2. Digital tools used by Product Managers:  

Product managers have long been using using digital tools to help design, develop, and test products more quickly and efficiently. Things like product lifecycle management (PLM) systems and customer relationship management (CRM) tools are a part of the standard toolbox. In a survey by Product Focus in 2022, tools like Jira, Confluence, Miro and Aha for product planning and communication were highlighted as being widely used. Additionally, digital marketing has become a crucial aspect of product management. With the help of analytics, companies can track the performance of their digital marketing campaigns and optimize their strategies accordingly.  

In addition to the above two points, many new products are “born” digital – now being delivered as software-based products, such as mobile apps and cloud-based services. These types of products demand more frequent updates and new features and provide the ability to easily scale to meet customer demand.  

To gauge the opinion of Danish product managers, we used our Nevico Product Management Survey 2022 (download the full report here) to ask if product managers are currently experiencing any changes in the product portfolio related to digital offerings. 58% of all respondents answered YES – and qualified with a few remarks, which speaks to the general trends being recognizable among Danish product managers: 

“The core product will not become digitized, but adjacent products are becoming more and more cloud based.” 

“..much more focus on services as a way to grow business.” 

“The product is not digital, but the customer experience is developing digitally (product configuration, size, colour, ordering)” 

New demands on product managers 

With digital products comes new demands to our profession. We now need to have a strong understanding of data analytics, customer experience, and technology, and to be able to collaborate effectively across teams. We also need to be able to manage frequent updates and new features and be aware of, and comply with data security and privacy regulations.  

Increased focus on data-driven decision making 

With the integration of digital technology, products are able to collect and analyze data, which can be used to improve product performance, customer experience, and decision making. Product managers must have a strong understanding of data analytics and be able to use data to inform product development, pricing, and marketing decisions. 

More frequent updates and new features 

For software-based products, product managers are expected to manage more frequent updates and new features, and ensure that they meet the needs of the customers. This means roadmaps and release management are essential for success.   

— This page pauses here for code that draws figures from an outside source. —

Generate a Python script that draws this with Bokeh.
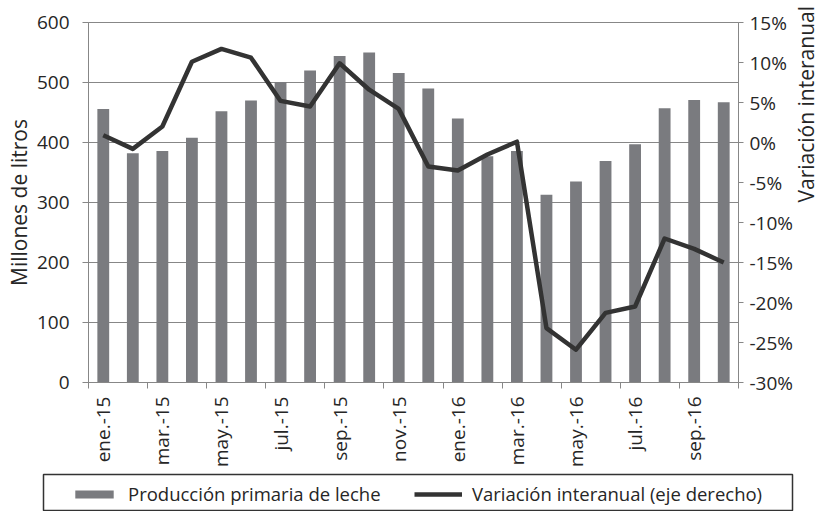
from bokeh.plotting import figure
from bokeh.models import (Range1d, LinearAxis, FixedTicker, Legend, LegendItem,
                          ColumnDataSource, PrintfTickFormatter)
from bokeh.embed import file_html
from bokeh.resources import INLINE
import numpy as np

months = ["ene.-15", "feb.-15", "mar.-15", "abr.-15", "may.-15", "jun.-15",
          "jul.-15", "ago.-15", "sep.-15", "oct.-15", "nov.-15", "dic.-15",
          "ene.-16", "feb.-16", "mar.-16", "abr.-16", "may.-16", "jun.-16",
          "jul.-16", "ago.-16", "sep.-16", "oct.-16"]
produccion = [456, 382, 386, 408, 452, 470, 501, 520, 544, 550, 516, 490,
              440, 377, 386, 313, 335, 369, 397, 457, 471, 467]
variacion = [0.9, -0.8, 2.0, 10.1, 11.7, 10.6, 5.2, 4.5, 9.9, 6.6, 4.2, -3.0,
             -3.5, -1.5, 0.1, -23.2, -25.9, -21.3, -20.5, -12.0, -13.3, -15.0]
left_ticks = [0, 100, 200, 300, 400, 500, 600]
right_ticks = [-30, -25, -20, -15, -10, -5, 0, 5, 10, 15]
serie_barras = "Producción primaria de leche"
serie_linea = "Variación interanual (eje derecho)"

FONT = "Open Sans"
FS = "19px"
TITLE_FS = "21px"
LEG_FS = "18.5px"
GRID = "#878787"
TXT = "#262626"
BAR_COLOR = "#7a7b7f"
LINE_COLOR = "#333333"

x = np.arange(len(months)) + 0.5
src = ColumnDataSource(dict(x=x, prod=produccion, var=variacion, month=months))

p = figure(frame_width=650, frame_height=360, output_backend="svg", toolbar_location=None,
           x_range=Range1d(0, len(months)), y_range=Range1d(0, 600),
           min_border_left=88, min_border_right=82, min_border_top=22,
           min_border_bottom=90)
p.extra_y_ranges = {"pct": Range1d(-30, 15)}

p.vbar(x="x", top="prod", width=0.4, source=src, fill_color=BAR_COLOR, line_color=None)
p.line(x="x", y="var", source=src, y_range_name="pct", line_color=LINE_COLOR,
       line_width=4.5, line_join="round")

label_pos = [float(v) for v in x[::2]]
xa = p.xaxis[0]
xa.ticker = FixedTicker(ticks=label_pos,
                        minor_ticks=[float(v) for v in np.arange(0, len(months) + 1, 2)])
xa.major_label_overrides = {float(v): months[i * 2] for i, v in enumerate(label_pos)}
xa.major_label_orientation = np.pi / 2
xa.major_tick_out = 0
xa.major_tick_in = 0
xa.minor_tick_out = 6
xa.minor_tick_in = 0
xa.minor_tick_line_color = GRID
xa.axis_line_color = GRID
xa.major_label_text_font = FONT
xa.major_label_text_font_size = FS
xa.major_label_text_color = TXT
xa.major_label_standoff = 8

ya = p.yaxis[0]
ya.ticker = FixedTicker(ticks=left_ticks)
ya.axis_label = "Millones de litros"
ya.axis_line_color = GRID
ya.major_tick_line_color = GRID
ya.major_tick_out = 6
ya.major_tick_in = 0
ya.minor_tick_line_color = None
ya.major_label_text_font = FONT
ya.major_label_text_font_size = FS
ya.major_label_text_color = TXT
ya.axis_label_text_font = FONT
ya.axis_label_text_font_size = TITLE_FS
ya.axis_label_text_font_style = "normal"
ya.axis_label_text_color = TXT
ya.major_label_standoff = 13
ya.axis_label_standoff = 1

ra = LinearAxis(y_range_name="pct", ticker=FixedTicker(ticks=right_ticks),
                formatter=PrintfTickFormatter(format="%d%%"))
ra.axis_label = "Variación interanual"
ra.axis_line_color = GRID
ra.major_tick_line_color = GRID
ra.major_tick_out = 5
ra.major_tick_in = 0
ra.minor_tick_line_color = None
ra.major_label_text_font = FONT
ra.major_label_text_font_size = FS
ra.major_label_text_color = TXT
ra.axis_label_text_font = FONT
ra.axis_label_text_font_size = TITLE_FS
ra.axis_label_text_font_style = "normal"
ra.axis_label_text_color = TXT
ra.major_label_standoff = 6
ra.axis_label_standoff = 10
if "axis_label_orientation" in ra.properties():
    ra.axis_label_orientation = np.pi / 2
p.add_layout(ra, "right")

p.xgrid.grid_line_color = None
p.ygrid.ticker = FixedTicker(ticks=left_ticks)
p.ygrid.grid_line_color = GRID
p.ygrid.grid_line_width = 1
p.outline_line_color = GRID
p.background_fill_color = "white"
p.border_fill_color = "white"

# legend strip below the chart (separate root); its frame outline forms the legend box
p2 = figure(width=818, height=39, output_backend="svg", toolbar_location=None,
            x_range=Range1d(0, len(months)), y_range=Range1d(1000, 1001),
            x_axis_type=None, y_axis_type=None,
            min_border_left=43, min_border_right=26, min_border_top=2,
            min_border_bottom=0)
p2.grid.grid_line_color = None
p2.outline_line_color = "#333333"
p2.outline_line_width = 1.5
p2.border_fill_color = "white"
p2.background_fill_color = "white"
r_bar = p2.vbar(x="x", top="prod", width=0.4, source=src, fill_color=BAR_COLOR,
                line_color=None)
r_line = p2.line(x="x", y="var", source=src, line_color=LINE_COLOR, line_width=4.5)

legend = Legend(items=[LegendItem(label=serie_barras, renderers=[r_bar]),
                       LegendItem(label=serie_linea, renderers=[r_line])],
                orientation="horizontal", location=(27, 5))
legend.label_text_font = FONT
legend.label_text_font_size = LEG_FS
legend.label_text_color = TXT
legend.glyph_width = 48
legend.glyph_height = 10
legend.label_height = 20
legend.label_width = 286
legend.label_standoff = 10
legend.spacing = 0
legend.padding = 5
legend.margin = 0
legend.border_line_color = None
legend.background_fill_alpha = 0
p2.add_layout(legend, "center")

open("out.html", "w").write(file_html([p, p2], INLINE))
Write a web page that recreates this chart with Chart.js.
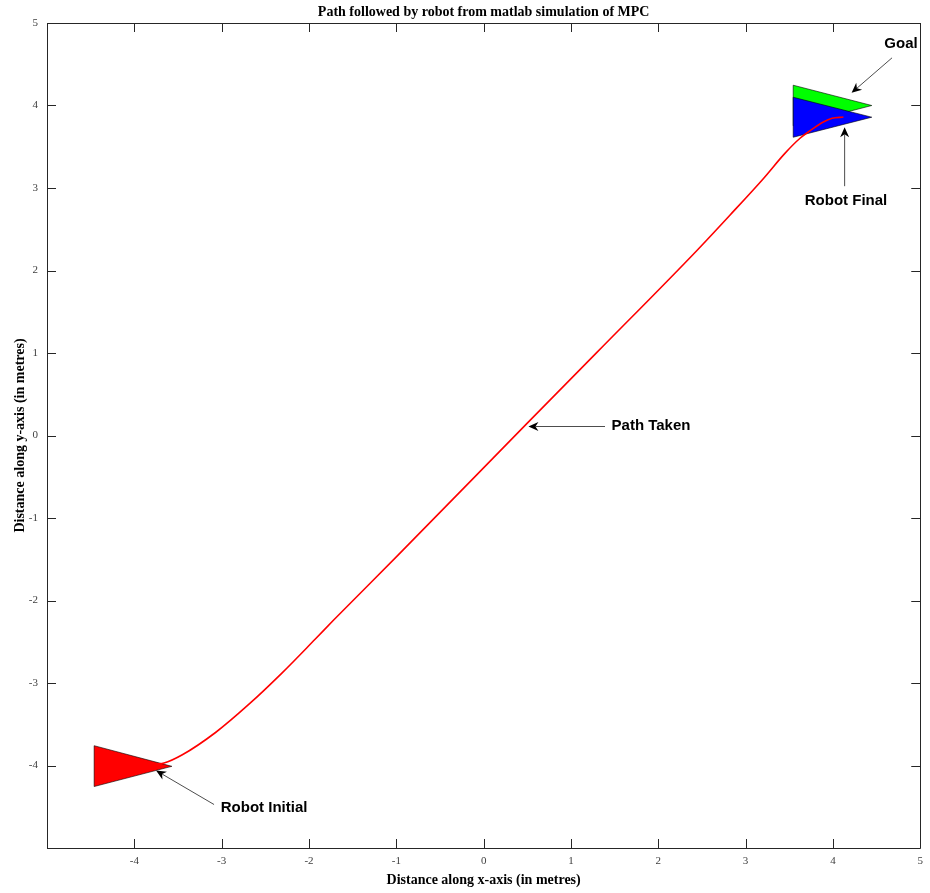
<!DOCTYPE html>
<html>
<head>
<meta charset="utf-8">
<title>MPC robot path</title>
<script src="https://cdn.jsdelivr.net/npm/chart.js@4/dist/chart.umd.min.js"></script>
<style>
  html, body { margin: 0; padding: 0; background: #fff; }
  #c { display: block; }
</style>
</head>
<body>
<canvas id="c" width="930" height="893"></canvas>
<script>
// Trajectory of the robot (metres)
const pathX = [-4.00, -3.85, -3.66, -3.45, -3.07, -2.69, -2.31, -1.93, -1.72, -0.98, 0.50, 1.30, 2.44, 2.82, 3.20, 3.45, 3.62, 3.76, 3.89, 3.99, 4.12];
const pathY = [-4.00, -3.99, -3.97, -3.87, -3.60, -3.26, -2.88, -2.47, -2.24, -1.45, 0.15, 1.01, 2.24, 2.67, 3.11, 3.42, 3.60, 3.71, 3.80, 3.845, 3.86];

// Robot outlines (closed triangles, nose pointing along heading)
const initialX = [-4.46, -3.57, -4.46, -4.46];
const initialY = [-3.76, -4.01, -4.255, -3.76];
const goalX = [3.545, 4.445, 3.545, 3.545];
const goalY = [4.246, 4.00, 3.754, 4.246];
const finalX = [3.545, 4.445, 3.545, 3.545];
const finalY = [4.100, 3.858, 3.615, 4.100];

// Axis ticks
const tickValues = [-5, -4, -3, -2, -1, 0, 1, 2, 3, 4, 5];

// Callouts: label text, label anchor, arrow tail and arrow head (metres)
const calloutText = ['Goal', 'Robot Final', 'Path Taken', 'Robot Initial'];
const calloutLabel = [[4.780, 4.752], [4.150, 2.840], [1.465, 0.113], [-3.010, -4.513]];
const calloutAlign = ['center', 'center', 'left', 'left'];
const calloutTail = [[4.677, 4.578], [4.134, 3.022], [1.390, 0.109], [-3.087, -4.473]];
const calloutHead = [[4.214, 4.154], [4.134, 3.737], [0.513, 0.109], [-3.751, -4.061]];

const chartTitle = 'Path followed by robot from matlab simulation of MPC';

const toPoints = (xs, ys) => xs.map((x, i) => ({ x: x, y: ys[i] }));

const serif = '"Liberation Serif", "Times New Roman", serif';
const sans = '"Liberation Sans", Arial, sans-serif';

// Title centred over the plotting area
const axesTitle = {
  id: 'axesTitle',
  afterDraw(chart) {
    const { ctx, chartArea: a } = chart;
    ctx.save();
    ctx.font = 'bold 14px ' + serif;
    ctx.fillStyle = '#000';
    ctx.textAlign = 'center';
    ctx.textBaseline = 'middle';
    ctx.fillText(chartTitle, (a.left + a.right) / 2, 12);
    ctx.restore();
  }
};

// Box around the axes with inward tick marks on all four sides
const frameTicks = {
  id: 'frameTicks',
  afterDatasetsDraw(chart) {
    const { ctx, chartArea: a, scales } = chart;
    const len = 9;
    ctx.save();
    ctx.strokeStyle = '#262626';
    ctx.lineWidth = 1;
    ctx.beginPath();
    ctx.rect(Math.round(a.left) + 0.5, Math.round(a.top) + 0.5,
             Math.round(a.right - a.left), Math.round(a.bottom - a.top));
    ctx.stroke();
    ctx.beginPath();
    tickValues.forEach(v => {
      const px = Math.round(scales.x.getPixelForValue(v)) + 0.5;
      ctx.moveTo(px, a.bottom); ctx.lineTo(px, a.bottom - len);
      ctx.moveTo(px, a.top); ctx.lineTo(px, a.top + len);
      const py = Math.round(scales.y.getPixelForValue(v)) + 0.5;
      ctx.moveTo(a.left, py); ctx.lineTo(a.left + len, py);
      ctx.moveTo(a.right, py); ctx.lineTo(a.right - len, py);
    });
    ctx.stroke();
    ctx.restore();
  }
};

// Text arrows pointing at the robots and the path
const callouts = {
  id: 'callouts',
  afterDraw(chart) {
    const { ctx, scales } = chart;
    const X = v => scales.x.getPixelForValue(v);
    const Y = v => scales.y.getPixelForValue(v);
    ctx.save();
    calloutText.forEach((txt, i) => {
      const tx = X(calloutTail[i][0]), ty = Y(calloutTail[i][1]);
      const hx = X(calloutHead[i][0]), hy = Y(calloutHead[i][1]);
      const ang = Math.atan2(hy - ty, hx - tx);
      const L = 10, W = 4.5, notch = 7;
      const bx = hx - notch * Math.cos(ang), by = hy - notch * Math.sin(ang);
      ctx.strokeStyle = '#4d4d4d';
      ctx.lineWidth = 1;
      ctx.beginPath();
      ctx.moveTo(tx, ty);
      ctx.lineTo(bx, by);
      ctx.stroke();
      const cx = hx - L * Math.cos(ang), cy = hy - L * Math.sin(ang);
      const nx = -Math.sin(ang), ny = Math.cos(ang);
      ctx.fillStyle = '#000';
      ctx.beginPath();
      ctx.moveTo(hx, hy);
      ctx.lineTo(cx + nx * W, cy + ny * W);
      ctx.lineTo(bx, by);
      ctx.lineTo(cx - nx * W, cy - ny * W);
      ctx.closePath();
      ctx.fill();
      ctx.font = 'bold 15px ' + sans;
      ctx.fillStyle = '#000';
      ctx.textAlign = calloutAlign[i];
      ctx.textBaseline = 'middle';
      ctx.fillText(txt, X(calloutLabel[i][0]), Y(calloutLabel[i][1]));
    });
    ctx.restore();
  }
};

const shapeStyle = (fillColour) => ({
  showLine: true,
  fill: 'shape',
  backgroundColor: fillColour,
  borderColor: '#000',
  borderWidth: 0.6,
  pointRadius: 0,
  tension: 0
});

new Chart(document.getElementById('c'), {
  type: 'scatter',
  data: {
    datasets: [
      Object.assign({ label: 'Path Taken', data: toPoints(pathX, pathY), order: 0 },
        { showLine: true, fill: false, borderColor: '#ff0000', borderWidth: 1.6, pointRadius: 0,
          cubicInterpolationMode: 'monotone' }),
      Object.assign({ label: 'Robot Initial', data: toPoints(initialX, initialY), order: 1 }, shapeStyle('#ff0000')),
      Object.assign({ label: 'Robot Final', data: toPoints(finalX, finalY), order: 2 }, shapeStyle('#0000ff')),
      Object.assign({ label: 'Goal', data: toPoints(goalX, goalY), order: 3 }, shapeStyle('#00ff00'))
    ]
  },
  options: {
    responsive: false,
    animation: false,
    events: [],
    layout: { padding: { top: 23, right: 6, bottom: 0, left: 0 } },
    plugins: {
      legend: { display: false },
      tooltip: { enabled: false },
      title: { display: false }
    },
    scales: {
      x: {
        type: 'linear',
        min: -5, max: 5,
        afterBuildTicks(s) { s.ticks = tickValues.map(v => ({ value: v })); },
        afterFit(s) { s.height = 45; },
        ticks: {
          autoSkip: false, maxRotation: 0,
          callback: v => (v === -5 ? '' : String(v)),
          color: '#404040',
          font: { family: serif, size: 11 },
          padding: 7
        },
        grid: { display: false, drawTicks: false },
        border: { display: false },
        title: {
          display: true,
          text: 'Distance along x-axis (in metres)',
          color: '#000',
          font: { family: serif, weight: 'bold', size: 14 },
          padding: { top: 0, bottom: 4.5 }
        }
      },
      y: {
        type: 'linear',
        min: -5, max: 5,
        afterBuildTicks(s) { s.ticks = tickValues.map(v => ({ value: v })); },
        afterFit(s) { s.width = 47; },
        ticks: {
          autoSkip: false,
          callback: v => (v === -5 ? '' : String(v)),
          color: '#404040',
          font: { family: serif, size: 11 },
          padding: 9
        },
        grid: { display: false, drawTicks: false },
        border: { display: false },
        title: {
          display: true,
          text: 'Distance along y-axis (in metres)',
          color: '#000',
          font: { family: serif, weight: 'bold', size: 14 },
          padding: { top: 12, bottom: 0 }
        }
      }
    }
  },
  plugins: [frameTicks, callouts, axesTitle]
});
</script>
</body>
</html>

Greater emphasis on customer experience  

Digital products are (relatively) flexible and can allow for greater customization and personalization, which increases the importance of understanding and responding to customer needs. Product managers must be able to gather and analyze customer feedback and use it to inform product development decisions. 

Increased collaboration and coordination across teams 

Digital products often involve multiple teams working together, such as development, design, marketing, and customer service teams. Product managers are expected to be able to collaborate effectively with these teams to ensure that products are delivered on time, within budget, and meet customer needs. 

Greater emphasis on security and privacy 

As digital products often involve the collection and storage of sensitive data, product managers must be aware of and comply with data security and privacy regulations. We also need to ensure that products are designed and implemented in a way that protects the privacy of customers.